• TASK GOAL
Look for the line containing "Write a Python" and the line containing "valid_frac = [0.124, 0.177, 0.499, 0.667, 1.0]" in the entries below. Copy those two and all lines between them exactly, leaving out pictures.

• RECORDED INFORMATION
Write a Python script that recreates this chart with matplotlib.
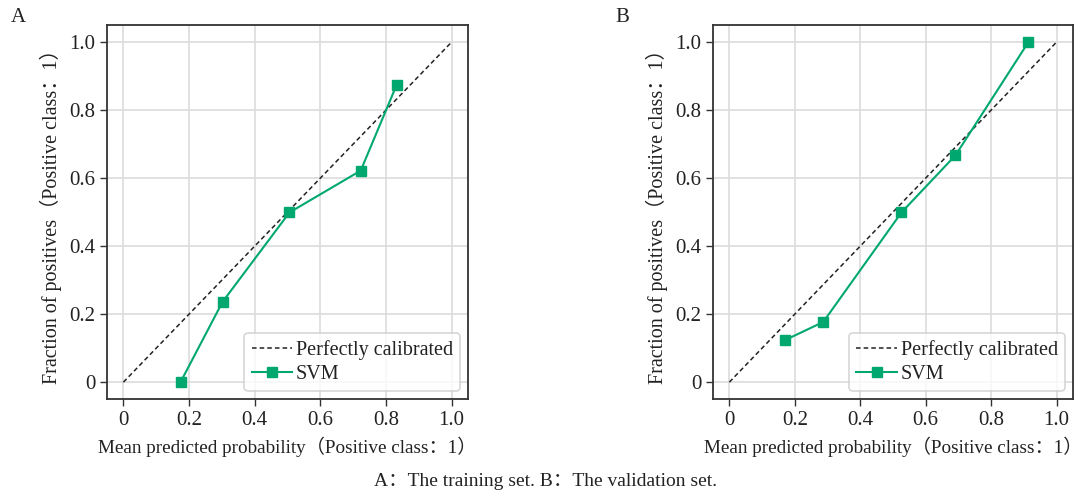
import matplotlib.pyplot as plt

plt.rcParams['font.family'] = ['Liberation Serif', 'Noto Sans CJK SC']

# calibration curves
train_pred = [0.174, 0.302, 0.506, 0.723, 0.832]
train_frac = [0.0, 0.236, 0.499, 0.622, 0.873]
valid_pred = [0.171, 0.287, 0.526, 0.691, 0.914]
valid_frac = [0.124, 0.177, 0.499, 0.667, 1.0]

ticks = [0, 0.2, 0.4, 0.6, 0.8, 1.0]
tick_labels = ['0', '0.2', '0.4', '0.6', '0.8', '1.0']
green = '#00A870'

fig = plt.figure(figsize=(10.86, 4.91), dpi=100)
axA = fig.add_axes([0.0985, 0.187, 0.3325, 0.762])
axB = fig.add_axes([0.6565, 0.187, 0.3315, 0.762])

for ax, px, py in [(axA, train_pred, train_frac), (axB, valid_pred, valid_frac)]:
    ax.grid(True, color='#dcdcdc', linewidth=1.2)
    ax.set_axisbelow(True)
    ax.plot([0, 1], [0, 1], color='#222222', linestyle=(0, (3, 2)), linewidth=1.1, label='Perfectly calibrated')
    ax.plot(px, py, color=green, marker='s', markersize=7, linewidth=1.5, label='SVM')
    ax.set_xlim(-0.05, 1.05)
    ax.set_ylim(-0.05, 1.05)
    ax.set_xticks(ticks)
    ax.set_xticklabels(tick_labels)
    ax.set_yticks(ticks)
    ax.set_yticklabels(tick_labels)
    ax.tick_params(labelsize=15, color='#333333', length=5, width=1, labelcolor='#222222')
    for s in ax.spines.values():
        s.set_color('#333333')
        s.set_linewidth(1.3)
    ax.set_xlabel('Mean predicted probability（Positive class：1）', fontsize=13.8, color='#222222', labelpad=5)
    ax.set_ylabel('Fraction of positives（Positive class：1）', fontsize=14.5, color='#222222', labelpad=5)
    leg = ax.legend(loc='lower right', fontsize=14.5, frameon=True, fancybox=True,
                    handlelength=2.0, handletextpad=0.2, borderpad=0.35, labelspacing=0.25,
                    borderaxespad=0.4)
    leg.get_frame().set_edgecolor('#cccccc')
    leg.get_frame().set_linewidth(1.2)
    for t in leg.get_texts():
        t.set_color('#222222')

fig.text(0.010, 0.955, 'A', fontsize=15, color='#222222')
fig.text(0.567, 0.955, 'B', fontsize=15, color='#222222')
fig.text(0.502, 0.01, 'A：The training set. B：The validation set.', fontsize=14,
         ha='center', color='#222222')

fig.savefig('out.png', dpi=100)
* * *
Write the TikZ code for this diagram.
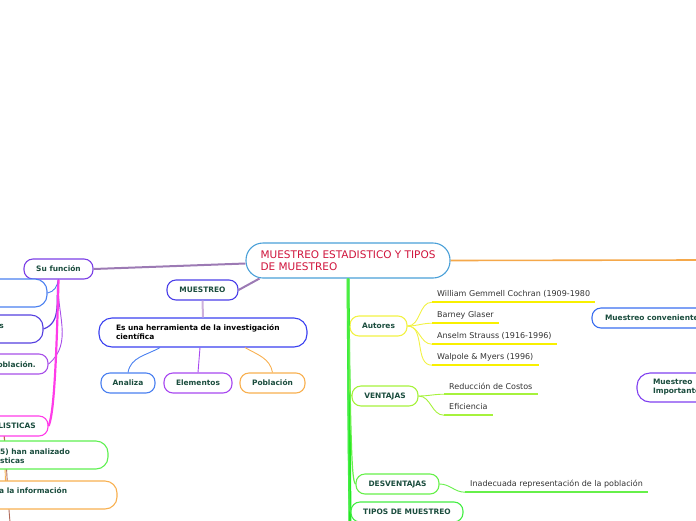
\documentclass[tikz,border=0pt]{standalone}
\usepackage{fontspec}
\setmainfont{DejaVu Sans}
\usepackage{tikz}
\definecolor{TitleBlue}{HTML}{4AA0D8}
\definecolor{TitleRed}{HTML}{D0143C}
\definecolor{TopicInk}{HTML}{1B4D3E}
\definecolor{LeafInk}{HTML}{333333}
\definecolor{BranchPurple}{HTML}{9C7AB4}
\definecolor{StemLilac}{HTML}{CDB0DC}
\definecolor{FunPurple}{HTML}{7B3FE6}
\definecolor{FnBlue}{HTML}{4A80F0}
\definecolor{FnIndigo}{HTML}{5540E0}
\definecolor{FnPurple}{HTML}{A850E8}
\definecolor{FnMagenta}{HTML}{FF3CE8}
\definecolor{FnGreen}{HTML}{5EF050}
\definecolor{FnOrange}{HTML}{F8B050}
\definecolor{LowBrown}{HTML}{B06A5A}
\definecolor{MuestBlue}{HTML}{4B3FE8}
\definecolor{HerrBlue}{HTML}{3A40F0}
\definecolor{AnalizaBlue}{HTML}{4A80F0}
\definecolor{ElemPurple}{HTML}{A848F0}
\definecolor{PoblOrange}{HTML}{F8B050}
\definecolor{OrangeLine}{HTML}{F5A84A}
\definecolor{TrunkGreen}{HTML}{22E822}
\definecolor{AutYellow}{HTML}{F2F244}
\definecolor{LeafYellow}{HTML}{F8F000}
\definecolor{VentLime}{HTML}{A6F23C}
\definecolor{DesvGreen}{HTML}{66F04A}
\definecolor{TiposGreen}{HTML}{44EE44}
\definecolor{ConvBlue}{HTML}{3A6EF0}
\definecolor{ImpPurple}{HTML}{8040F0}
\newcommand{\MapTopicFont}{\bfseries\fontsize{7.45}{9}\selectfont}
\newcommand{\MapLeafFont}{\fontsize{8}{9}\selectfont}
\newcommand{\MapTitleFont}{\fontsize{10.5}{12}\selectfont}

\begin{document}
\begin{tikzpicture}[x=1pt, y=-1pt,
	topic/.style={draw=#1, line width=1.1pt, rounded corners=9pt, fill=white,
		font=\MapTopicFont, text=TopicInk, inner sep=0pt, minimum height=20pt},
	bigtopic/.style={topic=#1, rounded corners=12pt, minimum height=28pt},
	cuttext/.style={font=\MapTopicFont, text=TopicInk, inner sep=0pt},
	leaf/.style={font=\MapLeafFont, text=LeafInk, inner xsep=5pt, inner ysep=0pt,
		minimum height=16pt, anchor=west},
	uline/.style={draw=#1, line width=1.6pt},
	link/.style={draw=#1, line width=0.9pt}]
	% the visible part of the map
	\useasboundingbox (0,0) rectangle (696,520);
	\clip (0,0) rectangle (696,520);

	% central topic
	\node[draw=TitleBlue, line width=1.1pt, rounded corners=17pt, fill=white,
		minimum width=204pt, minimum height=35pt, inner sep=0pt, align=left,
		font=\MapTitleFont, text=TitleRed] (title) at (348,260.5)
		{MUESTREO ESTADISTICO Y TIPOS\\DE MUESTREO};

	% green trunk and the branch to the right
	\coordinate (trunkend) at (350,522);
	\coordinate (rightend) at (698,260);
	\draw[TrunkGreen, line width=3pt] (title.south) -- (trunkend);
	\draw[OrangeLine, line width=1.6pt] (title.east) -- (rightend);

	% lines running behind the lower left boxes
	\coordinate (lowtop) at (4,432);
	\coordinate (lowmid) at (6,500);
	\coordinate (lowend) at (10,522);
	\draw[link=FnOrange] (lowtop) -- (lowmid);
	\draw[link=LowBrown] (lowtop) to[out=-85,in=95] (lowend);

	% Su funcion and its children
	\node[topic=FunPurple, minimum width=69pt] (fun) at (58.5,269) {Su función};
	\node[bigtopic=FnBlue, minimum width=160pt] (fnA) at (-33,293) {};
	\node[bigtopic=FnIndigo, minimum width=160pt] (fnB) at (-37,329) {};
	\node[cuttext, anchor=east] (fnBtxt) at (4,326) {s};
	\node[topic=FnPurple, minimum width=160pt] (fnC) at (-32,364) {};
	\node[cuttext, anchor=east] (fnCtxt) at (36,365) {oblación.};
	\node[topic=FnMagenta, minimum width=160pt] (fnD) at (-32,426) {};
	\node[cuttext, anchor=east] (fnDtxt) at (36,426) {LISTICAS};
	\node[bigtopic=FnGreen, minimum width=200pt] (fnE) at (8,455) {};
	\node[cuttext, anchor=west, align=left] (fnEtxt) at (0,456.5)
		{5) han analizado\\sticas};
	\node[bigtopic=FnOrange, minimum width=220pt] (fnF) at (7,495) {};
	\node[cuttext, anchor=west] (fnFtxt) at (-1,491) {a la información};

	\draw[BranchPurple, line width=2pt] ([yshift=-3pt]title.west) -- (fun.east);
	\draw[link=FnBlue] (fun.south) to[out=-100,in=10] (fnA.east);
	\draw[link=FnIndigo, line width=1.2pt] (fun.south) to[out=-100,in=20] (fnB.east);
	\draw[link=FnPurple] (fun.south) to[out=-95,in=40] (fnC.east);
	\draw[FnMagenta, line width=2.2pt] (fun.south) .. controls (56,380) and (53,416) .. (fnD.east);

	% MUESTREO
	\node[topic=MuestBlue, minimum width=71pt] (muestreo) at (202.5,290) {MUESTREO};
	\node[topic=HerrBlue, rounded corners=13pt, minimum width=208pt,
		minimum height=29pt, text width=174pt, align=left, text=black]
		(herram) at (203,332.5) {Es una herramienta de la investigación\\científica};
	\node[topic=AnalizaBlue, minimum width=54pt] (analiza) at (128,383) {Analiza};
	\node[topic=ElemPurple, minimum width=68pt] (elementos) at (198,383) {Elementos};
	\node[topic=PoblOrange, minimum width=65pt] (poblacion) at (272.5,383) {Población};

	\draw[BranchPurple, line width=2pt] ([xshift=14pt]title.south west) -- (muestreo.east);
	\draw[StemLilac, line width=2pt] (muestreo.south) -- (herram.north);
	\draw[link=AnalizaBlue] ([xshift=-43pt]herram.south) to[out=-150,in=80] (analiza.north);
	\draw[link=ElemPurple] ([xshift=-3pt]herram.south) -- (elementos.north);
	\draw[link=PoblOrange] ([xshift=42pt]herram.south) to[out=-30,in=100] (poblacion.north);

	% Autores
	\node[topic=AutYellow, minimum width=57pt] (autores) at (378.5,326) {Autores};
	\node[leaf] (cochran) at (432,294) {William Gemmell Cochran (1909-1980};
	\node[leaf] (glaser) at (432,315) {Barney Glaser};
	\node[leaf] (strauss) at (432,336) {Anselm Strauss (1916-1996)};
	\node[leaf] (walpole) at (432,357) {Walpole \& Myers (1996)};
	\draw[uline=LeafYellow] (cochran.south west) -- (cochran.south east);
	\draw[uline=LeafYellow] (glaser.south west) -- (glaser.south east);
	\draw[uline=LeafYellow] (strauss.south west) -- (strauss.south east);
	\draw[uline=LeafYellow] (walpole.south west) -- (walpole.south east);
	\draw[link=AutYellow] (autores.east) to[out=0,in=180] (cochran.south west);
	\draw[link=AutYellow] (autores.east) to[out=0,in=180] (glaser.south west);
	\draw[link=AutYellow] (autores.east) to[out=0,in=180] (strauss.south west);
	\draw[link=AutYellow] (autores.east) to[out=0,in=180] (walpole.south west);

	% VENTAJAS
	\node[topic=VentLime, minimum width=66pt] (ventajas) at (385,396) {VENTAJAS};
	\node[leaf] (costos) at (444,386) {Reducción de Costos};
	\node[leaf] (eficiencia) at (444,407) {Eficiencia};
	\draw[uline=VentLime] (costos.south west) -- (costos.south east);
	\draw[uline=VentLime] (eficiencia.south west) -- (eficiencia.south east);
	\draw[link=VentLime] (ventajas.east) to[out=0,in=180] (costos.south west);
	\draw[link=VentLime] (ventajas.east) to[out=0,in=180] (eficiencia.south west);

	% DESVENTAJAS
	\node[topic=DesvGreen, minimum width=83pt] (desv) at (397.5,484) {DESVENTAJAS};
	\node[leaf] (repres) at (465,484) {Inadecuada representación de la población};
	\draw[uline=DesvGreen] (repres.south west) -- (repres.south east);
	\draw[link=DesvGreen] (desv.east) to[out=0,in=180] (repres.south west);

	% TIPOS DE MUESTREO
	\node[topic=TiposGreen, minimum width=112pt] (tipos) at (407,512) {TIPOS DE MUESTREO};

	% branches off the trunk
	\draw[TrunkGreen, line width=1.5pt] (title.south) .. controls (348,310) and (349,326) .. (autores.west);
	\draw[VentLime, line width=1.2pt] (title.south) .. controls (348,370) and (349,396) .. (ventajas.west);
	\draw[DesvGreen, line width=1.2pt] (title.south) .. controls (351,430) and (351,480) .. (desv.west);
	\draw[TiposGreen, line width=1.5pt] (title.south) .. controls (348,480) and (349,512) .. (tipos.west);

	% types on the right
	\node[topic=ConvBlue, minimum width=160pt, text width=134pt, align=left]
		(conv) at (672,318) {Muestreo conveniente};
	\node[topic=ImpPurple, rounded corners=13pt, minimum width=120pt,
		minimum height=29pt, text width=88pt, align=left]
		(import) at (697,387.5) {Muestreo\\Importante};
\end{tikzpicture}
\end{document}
==
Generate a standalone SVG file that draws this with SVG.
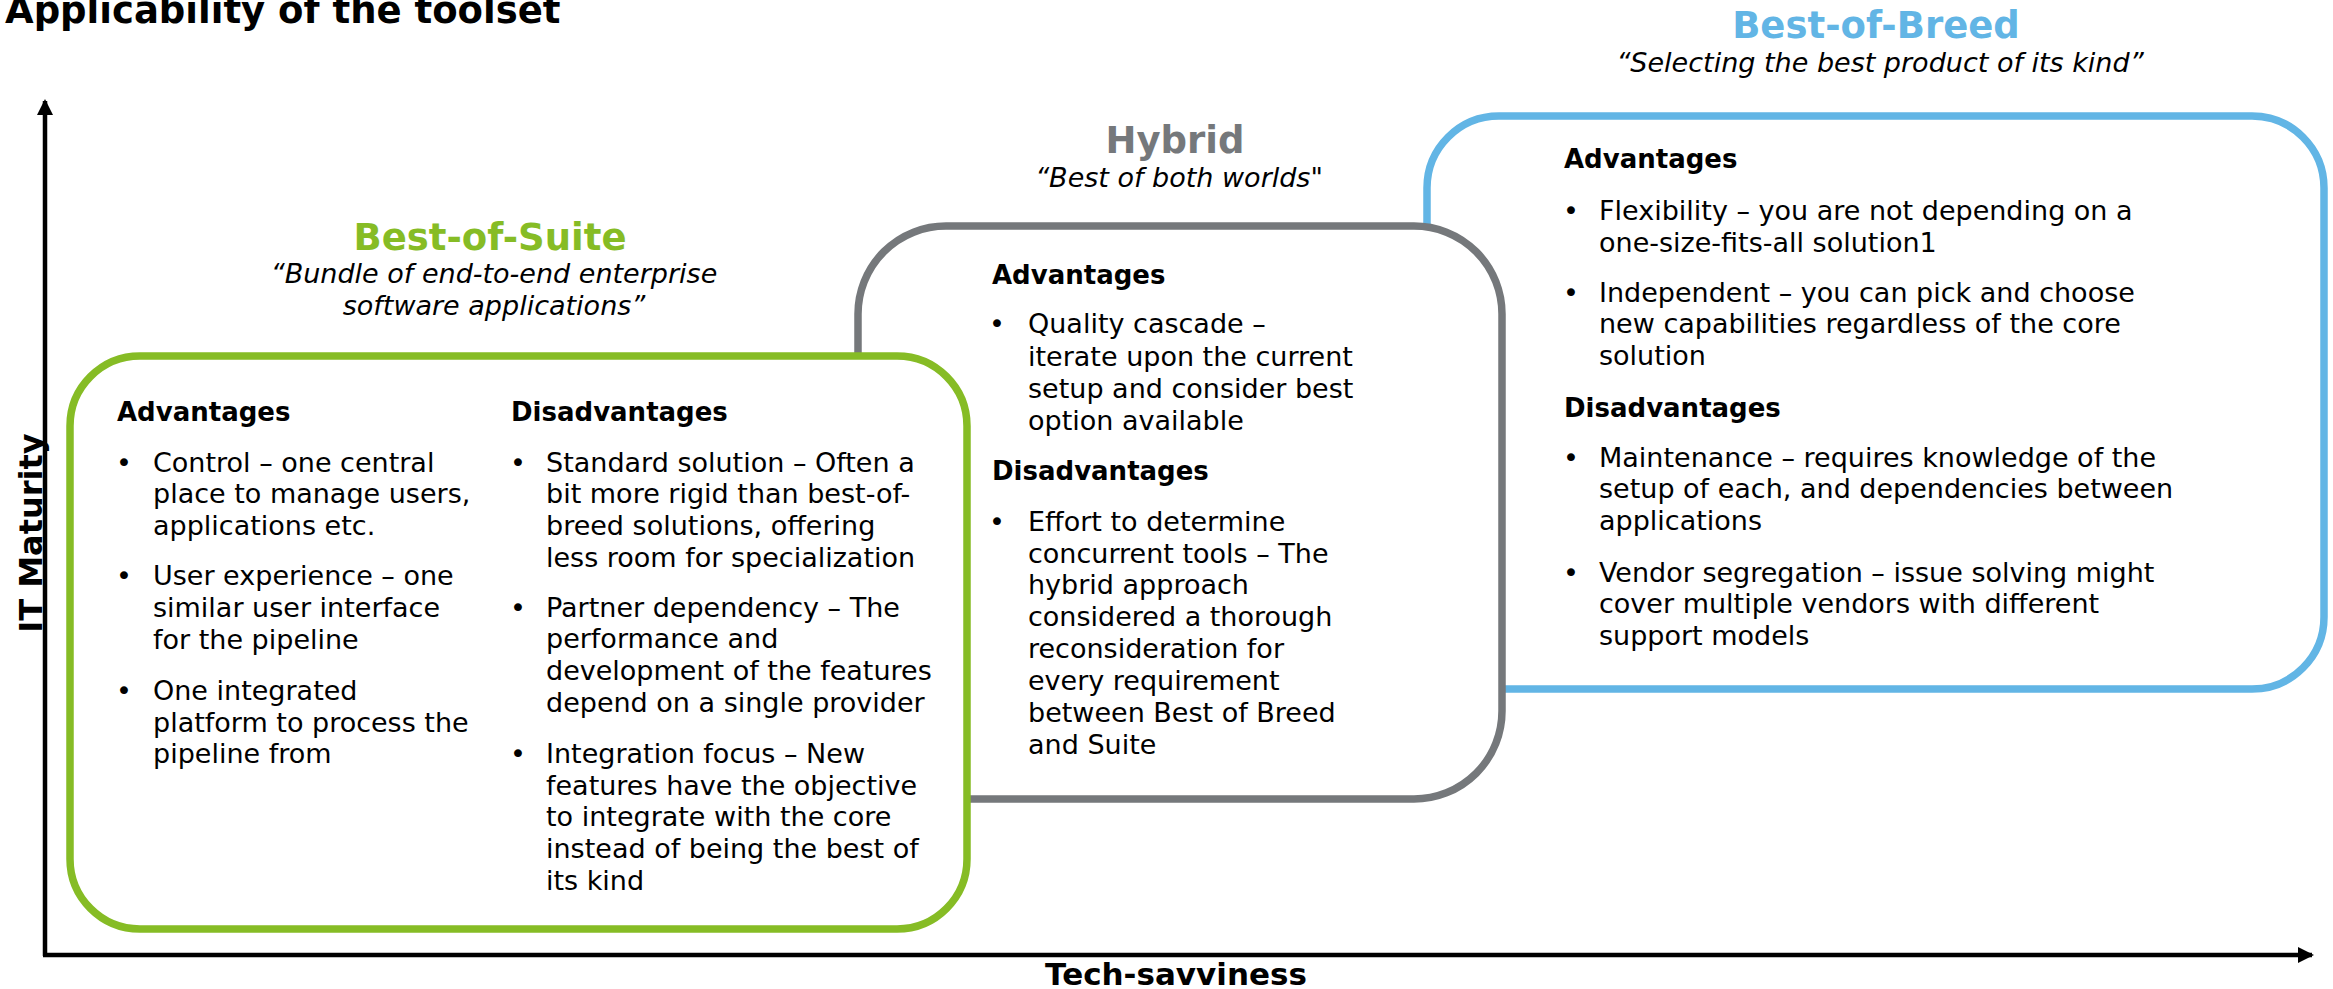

• TASK RESULT
Write a Python script that recreates this chart with matplotlib.
import matplotlib.pyplot as plt

plt.rcParams['font.family'] = ['Liberation Serif', 'Noto Sans CJK SC']

# calibration curves
train_pred = [0.174, 0.302, 0.506, 0.723, 0.832]
train_frac = [0.0, 0.236, 0.499, 0.622, 0.873]
valid_pred = [0.171, 0.287, 0.526, 0.691, 0.914]
valid_frac = [0.124, 0.177, 0.499, 0.667, 1.0]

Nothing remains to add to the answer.